Hay humor en esta nueva versión de Temple de acero, sin duda bastante más que en la primera película, dirigida por el veterano Henry Hathaway, pero en la mayoría de los casos es un humor que proviene directamente de las situaciones y los personajes, y no de las habituales boutades de sus directores. De la protagonista, por ejemplo, que parece escapada del famoso cuadro American Gothic, de Grant Wood, y a través de quien se narra toda la película. Mattie Ross (Hailee Steinfeld, en un sorprendente debut) tiene 14 años y acaba de perder a su padre, asesinado por un forajido que lo traicionó y se dio a la fuga. Pero no hay nada de debilidad o indefensión en ella. Casi con la misma determinación con que el personaje de Javier Bardem perseguía a su presa en Sin lugar para los débiles, Mattie está dispuesta a cazar al fugitivo Tom Chaney (Josh Brolin). Lo quiere ver colgar en la plaza pública de Fort Smith, como antes –no sin cierta satisfacción– vio balancearse a otros criminales. Para ello, sin embargo, necesita ayuda y recurre a un alguacil ya veterano, un cazador de recompensas con un parche en el ojo y una inocultable debilidad por el whisky, pero de quien Mattie escuchó decir que tiene “verdadero temple” (true grit). Es Rooster Cogburn (el gran Jeff Bridges), un gallo de pelea viejo y mañoso, que todavía mantiene sus garras afiladas.

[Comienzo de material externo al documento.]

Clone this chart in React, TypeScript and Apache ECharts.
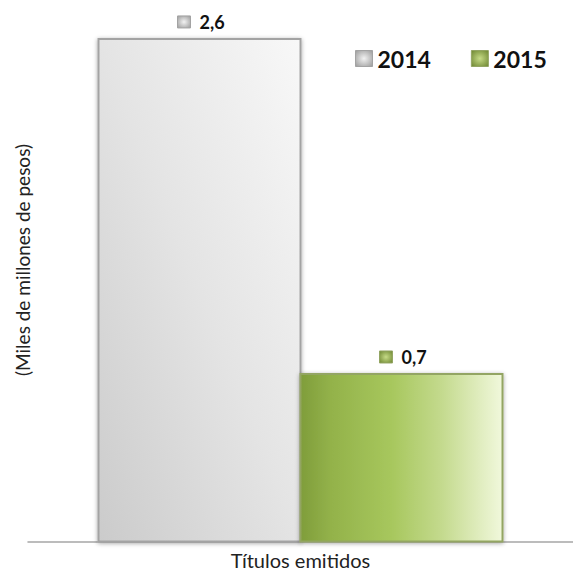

Lo que no sabe Mattie es que Chaney, antes de matar a su padre, ya debía otras dos muertes: la de un senador texano... y su perro. Por esos crímenes lo persigue también un presumido Texas Ranger llamado La Boeuf (Matt Damon), que comparte con Cogburn la misma desconfianza hacia Mattie. A ninguno de los dos les gusta la idea de internarse en territorio indio tras la pista de una pandilla de pistoleros –Chaney se ha unido a la banda de Lucky Ned Pepper– con una niña de trenzas que debería estar jugando con muñecas en vez de armas. Pero es ella, más que el legendario Cogburn, quien está dispuesta a demostrar que tiene un temple verdadero.
En sus pocas declaraciones a la prensa, los Coen dicen haber sido más fieles a la novela que a la película anterior, pero aun así las coincidencias con el western dirigido por Henry Hathaway son muchas, empezando por escenas y diálogos enteros, que sin duda provienen del afilado texto de Charles Portis. La mayor diferencia está no sólo en el punto de vista, que en el film de los Coen es, como en la novela, el de Mattie, sino en los actores. En la versión de 1969, John Wayne interpretaba a Rooster Cogburn con su propia, inmensa leyenda como bagaje dramático. Nadie mejor que él, en sus últimos años, podía encarnar a un personaje que simbolizaba la historia del western, y por eso el Oscar que le entregó la Academia pareció más un reconocimiento a su carrera que a esa interpretación en particular, inferior sin duda a la de Más corazón que odio (1956), mucho más exigida y compleja, y por la que ni siquiera fue nominado.
La aproximación de Jeff Bridges al personaje, por supuesto, tenía que ser distinta: el suyo es un Cogburn más cáustico, más consciente de su propia decadencia –un poco como su Dude de El gran Lebowsky–, pero no por ello menos dispuesto a defender la fama que supo labrarse. Desde la dirección, los Coen nunca le permiten que pierda ese delicado equilibrio, ni siquiera cuando lo enfrentan a los dos únicos momentos de la película que responden inequívocamente a su visión absurda del mundo: un ahorcado que cuelga de una rama desproporcionadamente alta o un extraño jinete solitario que aparece de la nada envuelto en una piel de oso, cabeza incluida.
Así como la película de los Coen empieza de manera más sintética y precisa que la primera versión, incluye sin embargo una coda, una suerte de epílogo que resulta quizás anticlimático y donde queda claro que el paso del tiempo ha convertido a los grandes nombres del Oeste en figuras de circo, como ya había sugerido Robert Altman en Buffalo Bill y los indios (1976). Por lo demás, este nuevo True Grit es un caso curioso, incluso inédito en la filmografía de los Coen brothers: una película que sin perder el sentido el humor es capaz de tomarse en serio a sus personajes.